Critical Evaluation
The last of Henrik Ibsen’s social dramas, Rosmersholm gives readers a glimpse of the psychological studies he was to write later. In this play, Ibsen continues the attempt to arouse his readers to raise themselves above the mass, not to be pulled down to the level of the popular majority. This work is written with the dramatist’s usual skill and ranks with his other great plays.
Rosmersholm is literally the home of Rosmer, but in keeping with the temper of the play, the title actually signifies a spiritual homecoming for Johannes Rosmer. His life, both personal and political, is stormy. Almost without realizing it, he finds himself associated with unpopular political causes and movements by his friendship with Ulric Brendel and Peter Mortensgard. In a similar vein, his relationship with Rebecca West, after his wife Beata’s suicide, further alienates him from the mainstream. Former friends and colleagues—notably Rector Kroll—desert him, forsake him, and betray him. His admission of religious lapse only exacerbates the situation. When all of his life seems to tumble about him like a house of cards, Rosmer seeks reassurance by asking Rebecca to make the ultimate sacrifice of her life. At the decisive moment, Rosmer elects to join her in suicide. In so doing, Rosmer finds his home—his spiritual home, Rosmersholm—that formerly eluded him.
In reality, Rosmer only toys with politics. He does not have the committed revolutionary’s dedicated zeal; he is not capable of the self-sacrifice involved in giving himself over to a cause. His loyalties are divided between public issues and personal gratification. In the end, he chooses the latter, an important decision signifying a shift in Ibsen’s focus and emphasis. Ibsen’s earlier work deals with social issues of consequence to masses of people. Rosmersholm is a transitional piece that marks a change from social issues, which are a feature of his earlier dramas, to personal and individual concerns, which characterize Ibsen’s later dramas.
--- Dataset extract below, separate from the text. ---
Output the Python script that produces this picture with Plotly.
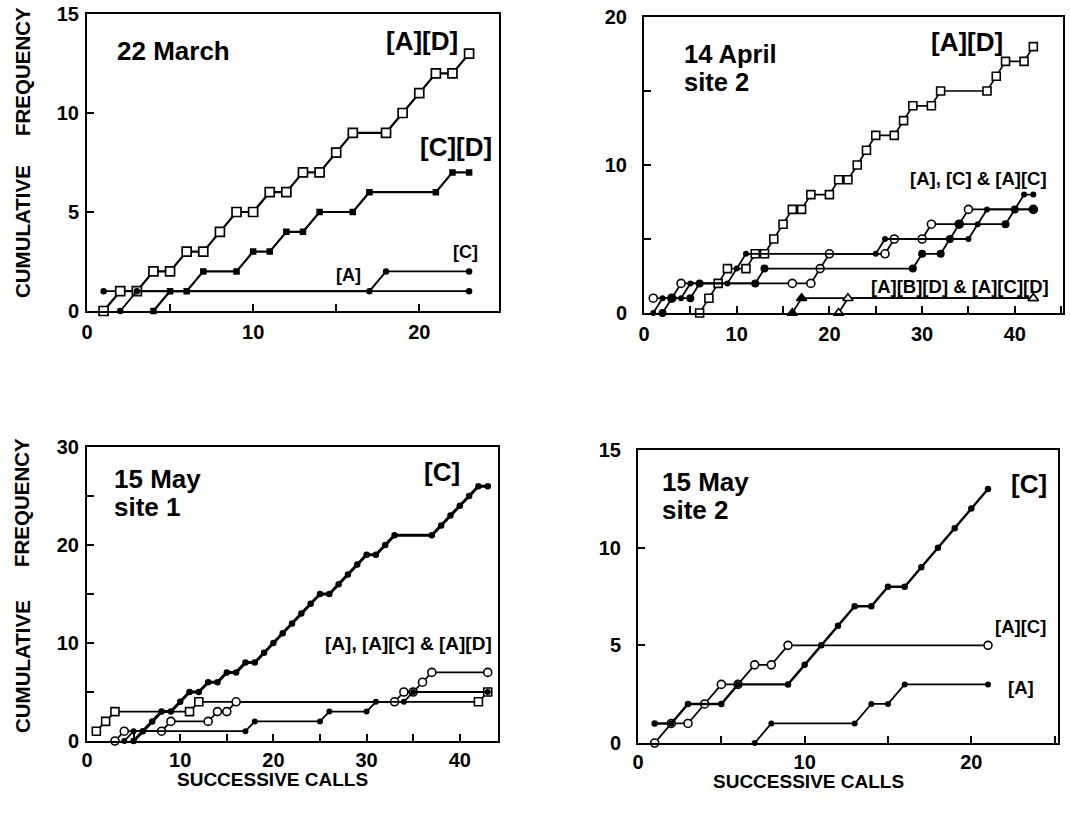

Still, Rosmersholm is a politically charged play, for Rosmer’s social ostracizing is more a consequence of his political philosophy than of his presumed unconventional lifestyle. In fact, the latter is attributed to the former, and much of the action in the play revolves around political philosophy and meetings with political figures, creating an onus from which even Rebecca is not exempt. The liberal-versus-conservative argument is the fulcrum of the conflict, with the issue of the so-called emancipated woman—Rebecca—serving as a microcosm of the entire macrocosm of the dispute. Rosmer’s loyalties are thus ground between the Scylla of public principle and the Charybdis of personal passion. Ibsen offers the only logical possible solution to the dilemma: in effect, a mutual suicide pact. The inevitability of this conclusion is not clear from the start; it only emerges in the unfolding of the play. As a consequence of such subtlety, the dramatic dimensions of Rosmersholm are enhanced to tragic proportions, making the play, despite its ambivalent stance, a genuine classic of its kind.